Football rivalry is emotional. Ghana and Nigeria know this well. And yes, Nigeria had hoped desperately to lift the trophy after missing World Cup qualification, a tournament Ghana flamboyantly qualified for and showcased on the global stage.
Pain compounds pain.
But philosophy reminds us:
Do not project your disappointment onto innocent geometry.
CAF, perhaps, should indeed avoid appointing Ghanaian referees for Nigerian matches not because of bias, but because some fans need fewer emotional triggers when reality knocks.

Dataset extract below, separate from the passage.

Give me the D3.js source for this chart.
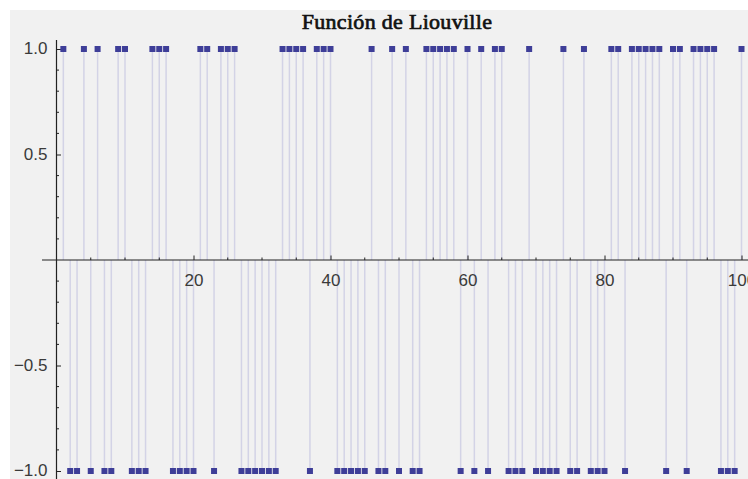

Penalties: The Final Truth Serum
Penalty shootouts are cruel not because they are unfair, but because they are honest.
There is:
- No referee interference
- No tactical hiding
- No collective camouflage
Just a player, a ball, a goal, and courage.
Morocco converted. Nigeria faltered.
End of story.
As an old proverb reminds us:
“When the drumbeat changes, the dancer must also change.”
Nigeria danced to yesterday’s rhythm; Morocco composed tomorrow’s music.
A Word to Nigeria – From Respect, Not Mockery
Nigeria’s players are world-class. This is not in doubt. Their future remains bright. But football history teaches us that greatness is not guaranteed by reputation it is renewed by adaptation.
It simply was not Nigeria’s time.
Focus must shift from referees to reflection. From outrage to re-engineering. From slogans to systems.
And to those who waited eagerly to troll Ghana- HAHAHA. Football postponed your plans.
Please proceed to the third-place playoff, where destiny has politely redirected you.
Final Whistle: Blame Less, Learn More
Blame not the referee when your shots miss the fram Blame not the stars when your constellations lack shape. Blame not history when the present was poorly managed.
Nigeria lost. Morocco advanced. Penalties decided the matter.
As philosophy concludes:
“Reality needs no defence. Only excuses do.”
Nigeria, accept your fate. Regroup. Evolve. Return stronger.
Because in football as in life, the future belongs not to the loudest complainant, but to the best-prepared mind.